__Requirements__
Leave out the pictures and repeat the rest of the material exactly.

__Data shown__
** begin **
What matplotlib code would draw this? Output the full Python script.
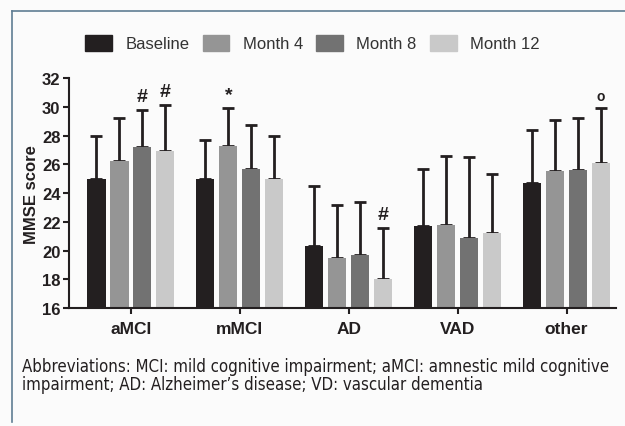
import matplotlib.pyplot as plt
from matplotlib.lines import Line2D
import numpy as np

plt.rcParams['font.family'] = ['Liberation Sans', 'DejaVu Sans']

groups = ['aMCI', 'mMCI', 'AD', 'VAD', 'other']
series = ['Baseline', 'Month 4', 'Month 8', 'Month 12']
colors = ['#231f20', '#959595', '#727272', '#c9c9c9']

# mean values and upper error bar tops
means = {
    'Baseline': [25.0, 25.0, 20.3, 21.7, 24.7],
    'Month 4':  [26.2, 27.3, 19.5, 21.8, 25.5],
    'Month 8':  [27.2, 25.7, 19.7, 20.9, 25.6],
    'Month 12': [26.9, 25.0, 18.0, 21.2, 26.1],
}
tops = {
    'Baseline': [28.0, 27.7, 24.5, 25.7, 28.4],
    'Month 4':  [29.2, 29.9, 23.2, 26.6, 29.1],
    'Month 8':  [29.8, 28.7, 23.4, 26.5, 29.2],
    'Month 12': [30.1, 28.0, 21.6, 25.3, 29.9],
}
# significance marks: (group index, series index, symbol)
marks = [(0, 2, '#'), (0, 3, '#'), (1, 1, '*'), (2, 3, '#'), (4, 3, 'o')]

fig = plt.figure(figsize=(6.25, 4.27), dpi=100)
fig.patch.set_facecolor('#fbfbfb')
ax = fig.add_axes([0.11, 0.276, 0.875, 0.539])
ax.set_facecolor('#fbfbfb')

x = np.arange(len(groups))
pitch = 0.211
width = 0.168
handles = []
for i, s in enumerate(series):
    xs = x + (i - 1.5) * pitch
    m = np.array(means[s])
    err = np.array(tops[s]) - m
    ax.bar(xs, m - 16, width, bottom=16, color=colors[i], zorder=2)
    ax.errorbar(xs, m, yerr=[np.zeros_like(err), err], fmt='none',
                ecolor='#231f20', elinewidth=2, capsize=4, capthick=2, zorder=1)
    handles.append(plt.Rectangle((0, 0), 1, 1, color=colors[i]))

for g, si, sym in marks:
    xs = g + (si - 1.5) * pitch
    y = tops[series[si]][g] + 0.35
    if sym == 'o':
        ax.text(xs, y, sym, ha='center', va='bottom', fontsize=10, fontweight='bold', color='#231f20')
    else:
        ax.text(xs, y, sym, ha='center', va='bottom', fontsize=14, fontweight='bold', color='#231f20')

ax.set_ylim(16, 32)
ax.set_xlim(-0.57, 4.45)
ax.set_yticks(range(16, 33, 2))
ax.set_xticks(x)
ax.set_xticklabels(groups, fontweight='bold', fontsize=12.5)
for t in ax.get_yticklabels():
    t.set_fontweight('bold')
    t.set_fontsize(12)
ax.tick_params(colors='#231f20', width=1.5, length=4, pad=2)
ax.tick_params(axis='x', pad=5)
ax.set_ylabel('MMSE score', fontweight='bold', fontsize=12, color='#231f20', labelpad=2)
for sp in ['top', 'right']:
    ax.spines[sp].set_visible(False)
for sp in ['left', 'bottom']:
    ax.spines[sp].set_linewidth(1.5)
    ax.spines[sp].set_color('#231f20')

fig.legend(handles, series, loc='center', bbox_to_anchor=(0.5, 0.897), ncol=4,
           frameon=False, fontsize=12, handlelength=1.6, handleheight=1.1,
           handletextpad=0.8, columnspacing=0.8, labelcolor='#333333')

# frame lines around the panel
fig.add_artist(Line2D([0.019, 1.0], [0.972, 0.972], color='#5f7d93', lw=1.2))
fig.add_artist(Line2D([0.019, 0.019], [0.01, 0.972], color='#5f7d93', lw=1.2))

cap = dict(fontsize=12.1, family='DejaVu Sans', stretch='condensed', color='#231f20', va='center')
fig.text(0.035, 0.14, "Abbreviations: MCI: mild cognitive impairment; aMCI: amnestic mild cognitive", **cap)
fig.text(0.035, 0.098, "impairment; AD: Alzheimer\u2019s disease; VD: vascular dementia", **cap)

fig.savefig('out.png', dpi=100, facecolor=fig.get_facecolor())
** end **
__Written response__
What matplotlib code would draw this? Output the full Python script.
import matplotlib.pyplot as plt
from matplotlib.lines import Line2D
import numpy as np

plt.rcParams['font.family'] = ['Liberation Sans', 'DejaVu Sans']

groups = ['aMCI', 'mMCI', 'AD', 'VAD', 'other']
series = ['Baseline', 'Month 4', 'Month 8', 'Month 12']
colors = ['#231f20', '#959595', '#727272', '#c9c9c9']

# mean values and upper error bar tops
means = {
    'Baseline': [25.0, 25.0, 20.3, 21.7, 24.7],
    'Month 4':  [26.2, 27.3, 19.5, 21.8, 25.5],
    'Month 8':  [27.2, 25.7, 19.7, 20.9, 25.6],
    'Month 12': [26.9, 25.0, 18.0, 21.2, 26.1],
}
tops = {
    'Baseline': [28.0, 27.7, 24.5, 25.7, 28.4],
    'Month 4':  [29.2, 29.9, 23.2, 26.6, 29.1],
    'Month 8':  [29.8, 28.7, 23.4, 26.5, 29.2],
    'Month 12': [30.1, 28.0, 21.6, 25.3, 29.9],
}
# significance marks: (group index, series index, symbol)
marks = [(0, 2, '#'), (0, 3, '#'), (1, 1, '*'), (2, 3, '#'), (4, 3, 'o')]

fig = plt.figure(figsize=(6.25, 4.27), dpi=100)
fig.patch.set_facecolor('#fbfbfb')
ax = fig.add_axes([0.11, 0.276, 0.875, 0.539])
ax.set_facecolor('#fbfbfb')

x = np.arange(len(groups))
pitch = 0.211
width = 0.168
handles = []
for i, s in enumerate(series):
    xs = x + (i - 1.5) * pitch
    m = np.array(means[s])
    err = np.array(tops[s]) - m
    ax.bar(xs, m - 16, width, bottom=16, color=colors[i], zorder=2)
    ax.errorbar(xs, m, yerr=[np.zeros_like(err), err], fmt='none',
                ecolor='#231f20', elinewidth=2, capsize=4, capthick=2, zorder=1)
    handles.append(plt.Rectangle((0, 0), 1, 1, color=colors[i]))

for g, si, sym in marks:
    xs = g + (si - 1.5) * pitch
    y = tops[series[si]][g] + 0.35
    if sym == 'o':
        ax.text(xs, y, sym, ha='center', va='bottom', fontsize=10, fontweight='bold', color='#231f20')
    else:
        ax.text(xs, y, sym, ha='center', va='bottom', fontsize=14, fontweight='bold', color='#231f20')

ax.set_ylim(16, 32)
ax.set_xlim(-0.57, 4.45)
ax.set_yticks(range(16, 33, 2))
ax.set_xticks(x)
ax.set_xticklabels(groups, fontweight='bold', fontsize=12.5)
for t in ax.get_yticklabels():
    t.set_fontweight('bold')
    t.set_fontsize(12)
ax.tick_params(colors='#231f20', width=1.5, length=4, pad=2)
ax.tick_params(axis='x', pad=5)
ax.set_ylabel('MMSE score', fontweight='bold', fontsize=12, color='#231f20', labelpad=2)
for sp in ['top', 'right']:
    ax.spines[sp].set_visible(False)
for sp in ['left', 'bottom']:
    ax.spines[sp].set_linewidth(1.5)
    ax.spines[sp].set_color('#231f20')

fig.legend(handles, series, loc='center', bbox_to_anchor=(0.5, 0.897), ncol=4,
           frameon=False, fontsize=12, handlelength=1.6, handleheight=1.1,
           handletextpad=0.8, columnspacing=0.8, labelcolor='#333333')

# frame lines around the panel
fig.add_artist(Line2D([0.019, 1.0], [0.972, 0.972], color='#5f7d93', lw=1.2))
fig.add_artist(Line2D([0.019, 0.019], [0.01, 0.972], color='#5f7d93', lw=1.2))

cap = dict(fontsize=12.1, family='DejaVu Sans', stretch='condensed', color='#231f20', va='center')
fig.text(0.035, 0.14, "Abbreviations: MCI: mild cognitive impairment; aMCI: amnestic mild cognitive", **cap)
fig.text(0.035, 0.098, "impairment; AD: Alzheimer\u2019s disease; VD: vascular dementia", **cap)

fig.savefig('out.png', dpi=100, facecolor=fig.get_facecolor())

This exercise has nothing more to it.